The article is suggesting that the current crisis in Qatar is caused by two main reasons, the permanent subordinate of Arab states to the west, and the fading Sunni Muslim’s unity. The author is mocking how most Gulf states are turning their faces against Qatar, their neighboring country that have had many strategic alliance and mutual benefits with them instead of uniting to encounter Iran, the Shia country, as was always expected.Apparently Bin Laden and most of the contemporary terrorist especially those who conducted 9/11 attacks were Saudis not Qataris. However, Qatar’s al-Jazeera channel was constantly offering hours of free airtime for Bin Laden and to al-Qaeda/Jabhat al-Nusrah later on. The rage on Qatar is not limited to the Gulf countries, since other countries like the Maldives have also broken relations with Qatar. A step that could not be understood but by the money language, The Maldives is expecting a Saudi five-year loan facility of $300m and many other investment and benefits. However, a large number of ISIS fighters were also exported from the Maldives previously. So is the case with Egypt that offered its support to the Saudi deterrent campaign against Qatar, Egypt wont do so with no financial rewards however. An important fact to mention is that a massive US military air base exists in Qatar. Which is believed to be a guard shield for Qatar against any possible invasion of the neighboring countries, as Sheikh Hamad, the previous emir thinks. Although Saudi, Bahrain, and the U.A.E all declared their anger of Qatar, Kuwait and Oman are still acting as peace makers in the Gulf. The ties of the Qatari regime to Iran and Syria is the main cause that made its neighbors mad.

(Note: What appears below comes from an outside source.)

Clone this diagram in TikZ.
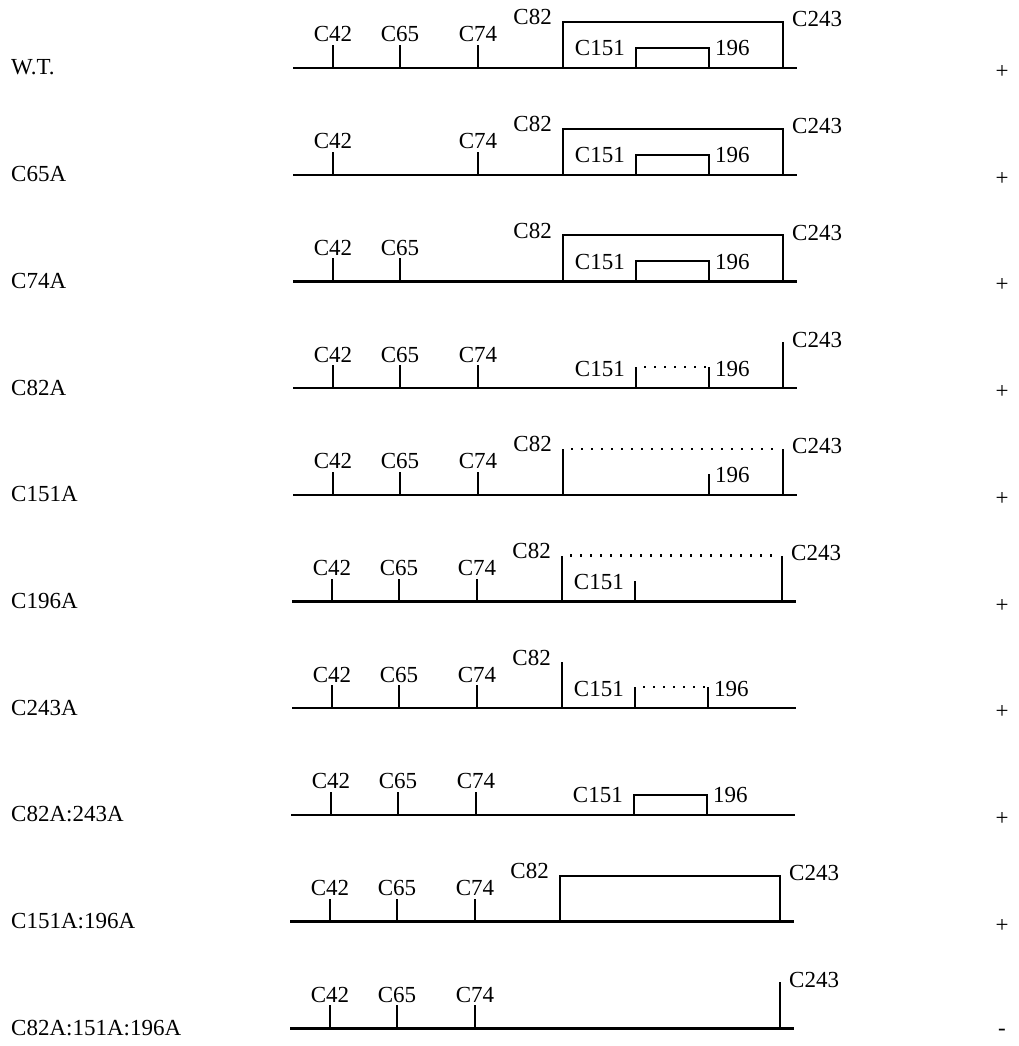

It is fascinating to see how things could change over one night. I have no doubt that Qatar was and still subsidizing terrorists at least through its TV channels that constantly were trying to spark the flame of sectarianism. Qatar seems to care only about its strategic benefits without considering any morals or other considerations. This is not the first time that the Saudi government expresses its anger from the Qatari government conduct, as their was tension in 2014 as well but it was settled at that time. However, I wonder what caused the anger to reappear again only shortly after the visit of president Trump to the 2017 Arab-Islamic summit in Riyadh. If Trump gave the green light to the Arabs to turn their faces against Qatar, how could Qatar use the existence of the U.S base on its land as a mean of protection and be confident about it? This is a question that could or could not be answered in the coming days. However, I hope peace could overcomes anger that no one knows what its consequences are going to be. I admire the effort of the Kuwaiti emir who previously experienced the Iraqi invasion of his country, so he looks like an expert of the undesired consequence of war.